As many of you know, I converted to Judaism from Catholicism almost 37 years ago.
And for those of you who are wondering how I could have walked away from my religion, I will tell you in all honesty that it was one of the most difficult life decisions I have ever made.
What gave me solace over the years was my belief that if I lived a kind, honest, and generous life, I would be blessed no matter what religion I was.
And if there’s a heaven, I have faith and hope that I will be welcome there when the time comes.
But this blog post isn’t about my conversion.
It’s about atonement and my fear of it.
Let’s start at the very beginning.
According to rabbinic tradition, the Hebrew calendar started at the time of creation, placed at 3,761 BCE.
This year, on Rosh Hashana, Jews throughout the world celebrated the ancient anniversary of the creation of humanity; the commemoration of God’s creation of Adam and Eve in the Garden of Eden 5,780 years ago.
As a celebratory holiday, I gathered family and loved ones together for two nights, eating challah bread and apples dipped in honey, and prayed for a sweet year.
I prayed for a positive future and asked for the strength to believe in the promise of better humanity and a brighter tomorrow.
According to Jewish tradition, God opens three books on Rosh Hashanah.
In the first book, the righteous are inscribed for life in the coming year.
In the second book, the wicked are inscribed for death.
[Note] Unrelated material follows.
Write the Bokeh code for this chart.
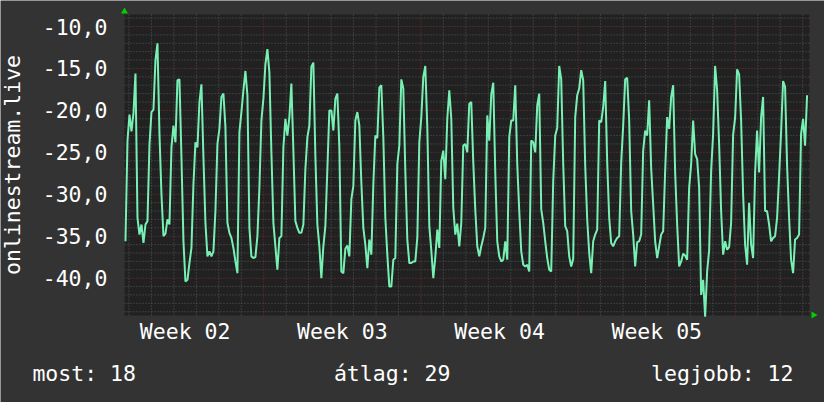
import math
from bokeh.plotting import figure
from bokeh.models import Range1d
from bokeh.core.properties import value
from bokeh.embed import file_html
from bokeh.resources import INLINE

# ---- data ----
# time axis in days from the left edge of the graph; one reading every STEP_DAYS
T0_DAYS = 0.045
STEP_DAYS = 0.089

vals_a = [-35.6, -23.6, -20.5, -22.5, -20.3, -15.6, -32.8, -34.8, -33.6, -35.8,
          -33.6, -33.2, -24.1, -20.2, -19.9, -14.0, -12.0, -22.8, -30.0, -35.0,
          -34.7, -33.0, -33.6, -24.4, -21.8, -23.8, -16.4, -16.3, -25.6, -35.6,
          -40.4, -40.2, -38.2, -36.4, -28.8, -23.8, -24.4, -19.0, -16.9, -25.6,
          -33.4, -37.4, -36.8, -37.4, -36.8, -32.0, -24.0, -22.2, -18.4, -18.0,
          -22.0, -33.4, -34.6, -35.2, -36.4, -38.0, -39.4, -22.6, -20.2, -17.6,
          -15.3, -18.2, -34.0, -37.4, -37.6, -37.5, -35.0, -29.2]
vals_b = [-21.2, -18.6, -14.5, -12.7, -15.5, -25.0, -33.4, -36.2, -39.0, -35.2,
          -35.0, -24.4, -21.0, -23.0, -20.8, -16.8, -24.8, -33.2, -34.0, -34.6,
          -34.6, -33.6, -27.0, -23.2, -21.8, -14.8, -14.3, -25.4, -33.6, -36.2,
          -40.0, -36.2, -33.8, -27.0, -20.0, -20.0, -22.4, -18.6, -18.0, -24.4,
          -39.2, -39.4, -36.5, -36.1, -37.4, -30.6, -29.0, -21.2, -20.2, -21.8,
          -28.6, -34.0, -36.0, -38.8, -35.4, -37.2, -28.8, -23.0, -23.3, -17.3,
          -17.0, -23.2, -32.8, -37.2, -41.0, -41.0, -37.8, -37.6, -26.4]
vals_c = [-24.2, -16.3, -17.4, -27.2, -35.4, -38.2, -38.2, -38.0, -38.0, -35.2,
          -23.8, -20.8, -16.0, -14.7, -22.0, -33.8, -36.7, -40.0, -37.5, -34.2,
          -36.4, -26.0, -24.8, -28.2, -21.0, -17.6, -21.0, -31.6, -34.8, -33.5,
          -36.2, -33.4, -24.2, -24.0, -25.0, -19.2, -19.0, -26.2, -31.8, -36.2,
          -37.4, -36.2, -35.2, -34.0, -20.6, -23.6, -18.1, -16.7, -27.4, -35.6,
          -37.4, -38.0, -37.8, -35.6, -37.8, -23.2, -21.2, -21.2, -17.0, -26.4,
          -32.0, -36.8, -38.4, -38.6, -38.4, -39.2, -23.6, -23.8, -25.0]
vals_d = [-19.4, -18.0, -31.8, -33.4, -35.6, -37.6, -39.0, -39.2, -28.4, -23.0,
          -22.1, -14.7, -16.3, -26.4, -33.8, -34.4, -37.4, -38.6, -37.7, -20.8,
          -18.2, -17.4, -15.2, -16.4, -26.6, -33.0, -37.0, -39.4, -35.6, -34.8,
          -34.2, -21.2, -21.4, -19.6, -16.5, -26.2, -32.8, -35.8, -36.2, -35.6,
          -35.2, -35.0, -26.2, -21.8, -16.3, -16.1, -21.2, -32.0, -34.8, -38.6,
          -35.7, -35.6, -34.8, -24.8, -22.4, -23.0, -18.8, -26.9, -31.2, -35.6,
          -37.6, -36.2, -34.8, -34.4, -27.2, -20.8, -22.2, -18.4, -17.0]
vals_e = [-27.4, -33.6, -38.6, -38.0, -37.1, -37.3, -37.8, -29.2, -26.4, -21.2,
          -25.2, -25.8, -29.2, -42.0, -40.2, -44.6, -39.2, -36.7, -27.2, -22.8,
          -14.7, -17.6, -24.0, -32.0, -37.2, -35.6, -36.6, -36.3, -33.4, -22.9,
          -20.9, -15.1, -15.7, -21.2, -30.0, -36.0, -38.4, -31.0, -36.0, -37.6,
          -27.4, -22.4, -27.4, -20.8, -18.4, -32.0, -32.0, -33.6, -35.6, -35.2,
          -35.0, -32.8, -27.8, -22.6, -16.5, -17.2, -26.6, -32.8, -37.8, -39.4,
          -35.4, -35.2, -34.8, -22.8, -21.0, -24.2, -18.2]

# graph window (days, value)
X_MIN, X_MAX = 0.0, 30.5
Y_MIN, Y_MAX = -44.45, -8.57

y_ticks = [-40, -35, -30, -25, -20, -15, -10]
y_tick_labels = ["-40,0", "-35,0", "-30,0", "-25,0", "-20,0", "-15,0", "-10,0"]
y_minor = [-44, -43, -42, -41, -39, -38, -37, -36, -34, -33, -32, -31, -29, -28,
           -27, -26, -24, -23, -22, -21, -19, -18, -17, -16, -14, -13, -12, -11, -9]

week_ticks = [2.7, 9.7, 16.7, 23.7]
week_labels = ["Week 02", "Week 03", "Week 04", "Week 05"]
week_bounds = [6.2, 13.2, 20.2, 27.2]
day_lines = [0.2, 1.2, 2.2, 3.2, 4.2, 5.2, 7.2, 8.2, 9.2, 10.2, 11.2, 12.2,
             14.2, 15.2, 16.2, 17.2, 18.2, 19.2, 21.2, 22.2, 23.2, 24.2, 25.2,
             26.2, 28.2, 29.2, 30.2]

y_title = "onlinestream.live"
stat_texts = ["most: 18", "átlag: 29", "legjobb: 12"]

values = vals_a + vals_b + vals_c + vals_d + vals_e
days = [T0_DAYS + STEP_DAYS * i for i in range(len(values))]

FONT = "DejaVu Sans Mono"
FS = "21.5px"
BG = "#333333"
PLOT_BG = "#212121"
GRID_MINOR = "#585858"
GRID_MAJOR = "#7a3434"
GREEN_ARROW = "#00d000"
LINE = "#78f0b4"

# whole canvas is the frame; ranges chosen so the graph window sits where
# rrdtool puts it
p = figure(width=824, height=402,
           x_range=Range1d(-5.52, 31.17), y_range=Range1d(-54.82, -6.90),
           output_backend="svg", toolbar_location=None,
           x_axis_location=None, y_axis_location=None,
           min_border=0, background_fill_color=BG, border_fill_color=BG,
           outline_line_color=None)
p.grid.visible = False

# graph background
p.quad(left=[X_MIN], right=[X_MAX], bottom=[Y_MIN], top=[Y_MAX],
       fill_color=PLOT_BG, line_color=None)

# grid
p.segment(x0=day_lines, x1=day_lines, y0=[Y_MIN] * len(day_lines),
          y1=[Y_MAX] * len(day_lines), line_color=GRID_MINOR,
          line_dash="1 2", line_width=1)
p.segment(x0=[X_MIN] * len(y_minor), x1=[X_MAX] * len(y_minor), y0=y_minor,
          y1=y_minor, line_color=GRID_MINOR, line_dash="1 2", line_width=1)
p.segment(x0=week_bounds, x1=week_bounds, y0=[Y_MIN] * len(week_bounds),
          y1=[Y_MAX] * len(week_bounds), line_color=GRID_MAJOR,
          line_dash="1 2", line_width=1)
p.segment(x0=[X_MIN] * len(y_ticks), x1=[X_MAX] * len(y_ticks), y0=y_ticks,
          y1=y_ticks, line_color=GRID_MAJOR, line_dash="1 2", line_width=1)

# series
p.line(days, values, line_color=LINE, line_width=2)

# axis arrows
p.scatter(x=[X_MIN], y=[Y_MAX + 0.36], marker="triangle", size=7,
          fill_color=GREEN_ARROW, line_color=None)
p.scatter(x=[X_MAX + 0.18], y=[Y_MIN + 0.06], marker="triangle", size=7,
          angle=-math.pi / 2, fill_color=GREEN_ARROW, line_color=None)

TXT = dict(text_font=value(FONT), text_font_size=FS, text_color="#ffffff",
           text_baseline="middle")

# y tick labels
p.text(x=[X_MIN - 0.76] * len(y_ticks), y=y_ticks, text=y_tick_labels,
       text_align="right", **TXT)

# x (week) labels
p.text(x=week_ticks, y=[Y_MIN - 1.90] * len(week_ticks), text=week_labels,
       text_align="center", **TXT)

# y axis title
p.text(x=[X_MIN - 4.99], y=[(Y_MIN + Y_MAX) / 2], text=[y_title],
       angle=math.pi / 2, text_align="center", **TXT)

# statistics row
p.text(x=[X_MIN - 4.10, X_MIN + 11.92, X_MIN + 29.79],
       y=[Y_MIN - 6.94] * 3, text=stat_texts,
       text_align=["left", "center", "right"], **TXT)

open("out.html", "w").write(file_html(p, INLINE))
And in the third book, the names of the rest of us are temporarily inscribed. Our fates during the coming year are based upon our actions and behavior during the Ten Days of Repentance, which culminates on Yom Kippur, a solemn day of fasting, repentance, and atonement.
The Hebrew word for atonement is “Teshuva,” which translates to “return.”
Over the years, I have personalized what the word “return” means to me in the context of atonement.
I have rationalized what “return” means to me in the context of my life.
Return to my better self.
Return to a place of goodness.
Return to kindness.
Return to the people I’ve hurt.
Returning to the people I’ve hurt is a tough one because, in the Jewish tradition, the process of atonement and repentance includes three acts: confession, regret, and a vow not to repeat the misdeed.
Judaism requires that those who are in need of atonement must seek out those they’ve hurt and ask for their forgiveness.
And if the apology is rebuffed, the atoner must ask at least three times before giving up.
For me, three times rebuffed is way more rejection than I would care to bear.
But the possibility of forgiveness more than makes up for my fear of rejection and gives me the courage to ask, regardless of the pain it may cause.
My angst is overwhelming, but I know I need to set it aside and reach out to that person I hurt in the hopes of reuniting and returning to a more fulfilling, loving life.
I forgive you. Three words that could change my life. Or lives.
Judaism requires atonement but also emphasizes that it is never too late to make amends. It is never too late to repair what’s been broken.
Return, atone, repair.
On Yom Kippur, we take a frank look at our character and our actions over the past year and ask ourselves, “What is the purpose of our existence?”
And we promise God to engage in a project of self-improvement, self-transformation, and self-actualization.
And we ask ourselves:
Could I have done something differently?
Should I have done something differently?
Do I owe someone an apology?
Are there errors that I can still fix?
Have I made my family proud?
Have I made God proud?
Am I fulfilling my mission on God’s great earth?
During Rosh Hashana and Yom Kippur, many of the blessings, prayers, affirmations, and confessions are said as “we.”
“We have sinned” vs. “I have sinned.” “We ask for forgiveness” rather than, “I ask for forgiveness.”
Perhaps this is done to remind us that we are united and to help us understand that we are all in this together. We have all sinned. We all need to ask for forgiveness.
Pay it forward. Cause and effect.
One of us affects another, who, in turn, affects another, and another, perhaps infinitely.
It is all up to us. We have the option to cause pain or to repair.
We can choose to do something to someone rather than for someone or speak badly vs. praising a person.
Each action we choose will have repercussions upon our life and someone else’s life and perhaps the lives of generations to come.
I’m afraid of rejection, but during these holidays I know I need to atone, I recognize I must be brave and take a chance at repair. Reach out and ask for forgiveness.
I fear the silence, but I have hope; the hope of the return of someone I love and miss more than life itself.